そして、連れの「かんがへ」といっしょに、自分の「かんがへ」──“魂”も、
この身体を離れて飛んで行って、いっしょに「溶け込んで」しまいたいと思うでしょう‥

恋人でも親友でもよいのですけれど‥10代の時に、寝床の中でそんな“共同幻想”体験をしたことのある人は‥‥他人の知らない幸せを知っているんだと思いますよ。。。w

それを思うと、「ふきの花でいつぱい」な二人だけの世界は、すてきですね……

04あすこのとこへ
05わたしのかんがへが
06ずゐぶんはやく流れて行つて
07みんな
08溶け込んでゐるのだよ

この幽体剥離⇒風景への融合 のような感興は、
《パースペクチヴ》に限定されない超越的な“透視”を望む気持ちから発しているかもしれません。

もともと仏教の観念的な世界を崇めていた賢治は、“時と場所”に限定された人間の視角、個人の“身体と心”に留まろうとする執着を超えて、仏陀そのもののような超越的な目を持ちたいと願っていたと思います。

宗教的な世界観だけでなく、日常見える周りの風景についても、
見る者の時と場所に限定された偶然の“見え”──《パースペクチヴ》を、宗教は、ただの“仮象”にすぎない、それに囚われてはならない、と教えます。

しかし、そうした宗教観念は、保阪との複雑に縺れたやりとりや、
1921年の出奔上京後の──《国柱会》に弄り倒されるような──体験を通じて、転機を迎えました。

かつての文語短歌や宗教寓話から、半口語的短詩群『冬のスケッチ』を経て、『春と修羅』の口語詩スケッチや散文作品へ──この1921-22年頃に見られる作品ジャンルの移行自体、

偶然の時と場所に限定された《パースペクチヴ》こそが備えている新鮮な価値の発見を、伴なったはずです。
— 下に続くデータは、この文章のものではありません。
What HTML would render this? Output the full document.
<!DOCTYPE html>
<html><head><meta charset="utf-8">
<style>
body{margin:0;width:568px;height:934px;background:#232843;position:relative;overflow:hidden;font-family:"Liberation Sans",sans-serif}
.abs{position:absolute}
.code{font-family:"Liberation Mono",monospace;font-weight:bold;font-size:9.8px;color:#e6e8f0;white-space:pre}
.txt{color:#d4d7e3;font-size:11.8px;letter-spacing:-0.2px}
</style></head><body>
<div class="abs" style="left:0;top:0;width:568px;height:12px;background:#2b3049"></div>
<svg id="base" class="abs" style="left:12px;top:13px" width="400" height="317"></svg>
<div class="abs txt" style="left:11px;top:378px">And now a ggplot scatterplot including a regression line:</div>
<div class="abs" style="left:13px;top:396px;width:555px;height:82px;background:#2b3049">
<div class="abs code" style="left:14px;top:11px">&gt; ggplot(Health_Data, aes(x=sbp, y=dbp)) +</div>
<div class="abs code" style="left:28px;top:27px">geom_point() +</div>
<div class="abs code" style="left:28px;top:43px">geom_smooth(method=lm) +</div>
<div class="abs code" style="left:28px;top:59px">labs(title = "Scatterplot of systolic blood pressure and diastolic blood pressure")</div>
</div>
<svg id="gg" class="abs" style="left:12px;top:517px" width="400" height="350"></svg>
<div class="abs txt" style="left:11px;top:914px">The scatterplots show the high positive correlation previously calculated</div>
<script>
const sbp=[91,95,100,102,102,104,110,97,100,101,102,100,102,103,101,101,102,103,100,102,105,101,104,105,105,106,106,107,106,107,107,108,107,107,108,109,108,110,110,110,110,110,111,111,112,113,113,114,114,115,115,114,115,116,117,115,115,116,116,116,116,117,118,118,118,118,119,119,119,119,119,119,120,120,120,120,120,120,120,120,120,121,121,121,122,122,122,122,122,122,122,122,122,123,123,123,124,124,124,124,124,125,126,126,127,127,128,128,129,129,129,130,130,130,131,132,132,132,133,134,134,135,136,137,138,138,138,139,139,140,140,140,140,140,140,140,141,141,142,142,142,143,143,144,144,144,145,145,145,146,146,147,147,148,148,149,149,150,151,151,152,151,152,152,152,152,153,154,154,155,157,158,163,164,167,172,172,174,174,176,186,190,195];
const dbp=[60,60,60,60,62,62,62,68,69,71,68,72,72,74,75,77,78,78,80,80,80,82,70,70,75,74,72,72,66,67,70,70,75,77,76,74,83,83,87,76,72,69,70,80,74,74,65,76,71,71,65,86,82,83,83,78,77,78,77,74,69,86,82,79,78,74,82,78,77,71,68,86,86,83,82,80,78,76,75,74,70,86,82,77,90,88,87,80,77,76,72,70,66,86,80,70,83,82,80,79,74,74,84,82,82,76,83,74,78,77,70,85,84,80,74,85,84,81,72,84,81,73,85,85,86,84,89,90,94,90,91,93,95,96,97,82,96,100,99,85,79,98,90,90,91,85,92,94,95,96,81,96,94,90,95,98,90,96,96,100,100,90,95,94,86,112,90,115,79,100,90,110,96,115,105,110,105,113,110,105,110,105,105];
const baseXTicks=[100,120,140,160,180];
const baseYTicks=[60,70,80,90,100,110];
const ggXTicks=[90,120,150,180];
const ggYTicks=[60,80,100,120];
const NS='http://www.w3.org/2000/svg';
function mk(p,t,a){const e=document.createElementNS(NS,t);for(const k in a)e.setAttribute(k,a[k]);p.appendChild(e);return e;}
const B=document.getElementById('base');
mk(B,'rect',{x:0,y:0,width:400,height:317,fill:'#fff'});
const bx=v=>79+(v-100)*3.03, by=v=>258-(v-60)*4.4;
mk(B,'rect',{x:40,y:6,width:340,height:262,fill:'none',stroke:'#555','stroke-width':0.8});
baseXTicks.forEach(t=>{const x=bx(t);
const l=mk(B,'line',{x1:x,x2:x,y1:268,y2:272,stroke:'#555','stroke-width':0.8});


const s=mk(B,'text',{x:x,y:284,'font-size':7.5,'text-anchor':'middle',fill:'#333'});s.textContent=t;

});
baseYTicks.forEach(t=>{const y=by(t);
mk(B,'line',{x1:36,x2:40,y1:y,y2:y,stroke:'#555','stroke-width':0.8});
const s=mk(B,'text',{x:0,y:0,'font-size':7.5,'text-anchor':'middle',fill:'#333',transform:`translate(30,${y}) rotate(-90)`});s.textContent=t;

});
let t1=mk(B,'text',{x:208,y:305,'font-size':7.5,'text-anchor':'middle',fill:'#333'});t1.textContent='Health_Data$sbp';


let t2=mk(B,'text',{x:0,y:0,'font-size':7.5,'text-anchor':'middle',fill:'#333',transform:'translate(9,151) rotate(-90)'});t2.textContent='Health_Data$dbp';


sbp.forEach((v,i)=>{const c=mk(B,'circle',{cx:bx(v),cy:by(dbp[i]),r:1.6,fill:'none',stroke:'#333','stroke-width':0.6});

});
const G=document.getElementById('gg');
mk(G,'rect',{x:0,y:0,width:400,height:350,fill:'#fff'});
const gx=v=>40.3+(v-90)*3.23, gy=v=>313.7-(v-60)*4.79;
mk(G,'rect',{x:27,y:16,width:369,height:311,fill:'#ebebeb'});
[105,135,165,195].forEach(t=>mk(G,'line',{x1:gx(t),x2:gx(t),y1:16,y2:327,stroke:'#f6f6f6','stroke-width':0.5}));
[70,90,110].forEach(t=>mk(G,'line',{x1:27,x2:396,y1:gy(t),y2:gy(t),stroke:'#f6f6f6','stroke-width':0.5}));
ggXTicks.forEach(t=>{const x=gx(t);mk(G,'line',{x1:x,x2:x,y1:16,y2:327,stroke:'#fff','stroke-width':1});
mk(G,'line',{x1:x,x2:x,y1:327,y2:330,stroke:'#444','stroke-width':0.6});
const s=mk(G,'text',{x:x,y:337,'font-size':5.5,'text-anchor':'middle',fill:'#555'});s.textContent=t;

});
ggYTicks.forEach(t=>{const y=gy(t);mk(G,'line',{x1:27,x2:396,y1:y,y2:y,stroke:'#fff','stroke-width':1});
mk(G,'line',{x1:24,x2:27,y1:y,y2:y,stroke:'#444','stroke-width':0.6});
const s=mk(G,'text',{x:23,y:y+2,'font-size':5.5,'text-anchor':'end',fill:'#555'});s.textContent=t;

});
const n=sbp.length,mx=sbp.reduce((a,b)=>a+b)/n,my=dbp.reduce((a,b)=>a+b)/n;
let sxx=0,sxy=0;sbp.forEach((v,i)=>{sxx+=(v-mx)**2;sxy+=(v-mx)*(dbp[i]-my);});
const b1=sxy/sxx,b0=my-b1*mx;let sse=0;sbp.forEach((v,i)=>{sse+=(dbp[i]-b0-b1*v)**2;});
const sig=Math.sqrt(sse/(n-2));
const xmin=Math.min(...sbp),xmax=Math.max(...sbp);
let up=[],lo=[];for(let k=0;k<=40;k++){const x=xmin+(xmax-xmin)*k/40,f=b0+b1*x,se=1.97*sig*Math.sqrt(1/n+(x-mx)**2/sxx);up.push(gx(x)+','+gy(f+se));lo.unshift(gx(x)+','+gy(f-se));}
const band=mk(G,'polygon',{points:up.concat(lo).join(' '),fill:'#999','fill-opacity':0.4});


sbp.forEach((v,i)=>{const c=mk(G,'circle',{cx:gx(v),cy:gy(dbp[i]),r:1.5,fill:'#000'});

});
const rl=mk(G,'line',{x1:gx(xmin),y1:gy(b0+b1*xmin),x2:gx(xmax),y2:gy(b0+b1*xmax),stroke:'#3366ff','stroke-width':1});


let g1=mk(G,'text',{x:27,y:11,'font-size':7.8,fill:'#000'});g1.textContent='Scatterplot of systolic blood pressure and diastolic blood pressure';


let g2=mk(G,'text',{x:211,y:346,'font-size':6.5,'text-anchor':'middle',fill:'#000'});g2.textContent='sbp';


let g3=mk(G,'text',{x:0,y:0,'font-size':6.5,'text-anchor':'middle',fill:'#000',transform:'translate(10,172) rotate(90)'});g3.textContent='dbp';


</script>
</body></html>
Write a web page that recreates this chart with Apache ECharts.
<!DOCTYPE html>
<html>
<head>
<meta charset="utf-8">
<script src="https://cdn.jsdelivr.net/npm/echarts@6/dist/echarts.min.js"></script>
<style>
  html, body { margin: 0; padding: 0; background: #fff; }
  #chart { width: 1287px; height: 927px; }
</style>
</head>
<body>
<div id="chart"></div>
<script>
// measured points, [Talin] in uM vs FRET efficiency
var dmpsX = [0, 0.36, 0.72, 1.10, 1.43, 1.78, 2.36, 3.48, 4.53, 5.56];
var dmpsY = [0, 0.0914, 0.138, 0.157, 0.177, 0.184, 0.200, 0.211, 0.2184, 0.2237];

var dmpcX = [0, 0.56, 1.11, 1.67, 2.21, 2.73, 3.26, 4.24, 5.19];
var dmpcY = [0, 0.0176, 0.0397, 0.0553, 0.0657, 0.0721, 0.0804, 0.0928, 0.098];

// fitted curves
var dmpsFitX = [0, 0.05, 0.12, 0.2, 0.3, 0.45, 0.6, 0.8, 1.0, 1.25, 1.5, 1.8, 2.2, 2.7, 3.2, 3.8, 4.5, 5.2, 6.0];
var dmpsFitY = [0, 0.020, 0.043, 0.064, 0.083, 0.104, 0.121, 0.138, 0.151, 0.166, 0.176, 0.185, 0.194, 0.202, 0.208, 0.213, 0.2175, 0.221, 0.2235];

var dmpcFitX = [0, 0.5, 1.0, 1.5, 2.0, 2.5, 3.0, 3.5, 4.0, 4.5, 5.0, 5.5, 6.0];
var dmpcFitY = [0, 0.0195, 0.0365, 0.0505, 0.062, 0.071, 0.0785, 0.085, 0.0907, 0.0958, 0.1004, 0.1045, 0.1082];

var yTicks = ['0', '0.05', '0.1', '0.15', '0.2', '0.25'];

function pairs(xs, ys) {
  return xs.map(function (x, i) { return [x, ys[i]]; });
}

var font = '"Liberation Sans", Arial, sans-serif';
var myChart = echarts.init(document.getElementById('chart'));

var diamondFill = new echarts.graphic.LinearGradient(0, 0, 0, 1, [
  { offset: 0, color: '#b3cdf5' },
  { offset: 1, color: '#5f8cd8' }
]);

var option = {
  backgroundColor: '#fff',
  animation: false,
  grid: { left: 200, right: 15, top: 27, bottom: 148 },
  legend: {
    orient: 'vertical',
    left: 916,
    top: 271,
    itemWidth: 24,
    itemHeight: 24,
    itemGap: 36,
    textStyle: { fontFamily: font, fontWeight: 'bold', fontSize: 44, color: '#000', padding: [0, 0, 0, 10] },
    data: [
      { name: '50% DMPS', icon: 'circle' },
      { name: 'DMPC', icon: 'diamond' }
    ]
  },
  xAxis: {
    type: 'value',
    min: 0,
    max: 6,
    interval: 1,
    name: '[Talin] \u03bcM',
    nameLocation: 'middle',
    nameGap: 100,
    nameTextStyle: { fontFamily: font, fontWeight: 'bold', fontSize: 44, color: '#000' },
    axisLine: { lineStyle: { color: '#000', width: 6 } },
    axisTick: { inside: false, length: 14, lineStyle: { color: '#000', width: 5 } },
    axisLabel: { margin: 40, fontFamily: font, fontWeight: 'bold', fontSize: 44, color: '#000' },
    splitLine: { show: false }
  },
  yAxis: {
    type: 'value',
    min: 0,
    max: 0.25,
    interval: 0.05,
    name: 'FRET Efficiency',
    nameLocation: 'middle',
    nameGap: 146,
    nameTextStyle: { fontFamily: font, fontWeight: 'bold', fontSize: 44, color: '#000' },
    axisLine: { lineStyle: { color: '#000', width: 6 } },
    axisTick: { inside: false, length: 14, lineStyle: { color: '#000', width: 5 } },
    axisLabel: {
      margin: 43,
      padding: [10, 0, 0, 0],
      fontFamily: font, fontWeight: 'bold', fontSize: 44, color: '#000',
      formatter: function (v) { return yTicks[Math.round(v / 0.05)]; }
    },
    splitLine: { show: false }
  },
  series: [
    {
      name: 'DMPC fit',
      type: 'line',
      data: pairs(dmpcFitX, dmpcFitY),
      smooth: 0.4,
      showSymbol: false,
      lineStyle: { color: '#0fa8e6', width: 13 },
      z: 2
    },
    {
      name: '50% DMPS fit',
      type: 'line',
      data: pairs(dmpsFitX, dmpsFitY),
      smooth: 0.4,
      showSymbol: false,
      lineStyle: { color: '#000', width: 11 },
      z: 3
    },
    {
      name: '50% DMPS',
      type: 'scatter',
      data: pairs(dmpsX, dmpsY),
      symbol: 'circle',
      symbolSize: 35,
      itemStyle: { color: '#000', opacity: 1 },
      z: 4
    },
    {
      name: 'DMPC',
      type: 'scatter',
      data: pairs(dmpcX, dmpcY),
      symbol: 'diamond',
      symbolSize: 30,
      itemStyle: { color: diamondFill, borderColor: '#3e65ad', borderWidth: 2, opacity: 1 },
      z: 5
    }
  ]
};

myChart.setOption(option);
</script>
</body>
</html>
反面、かつて、『法華経』を“唯一の経典”と崇めて帰依していた賢治からすれば、
そうして変化して行く自分は、堕落したように思われたかもしれません。

そこで、なお形を変えて、“この身体と心に局限された主観”からの離脱を希む気持ちが、
このような「かんがへが‥流れて行つて」風景に「溶け込んで」ゆく想念を産み出しているのだと思います。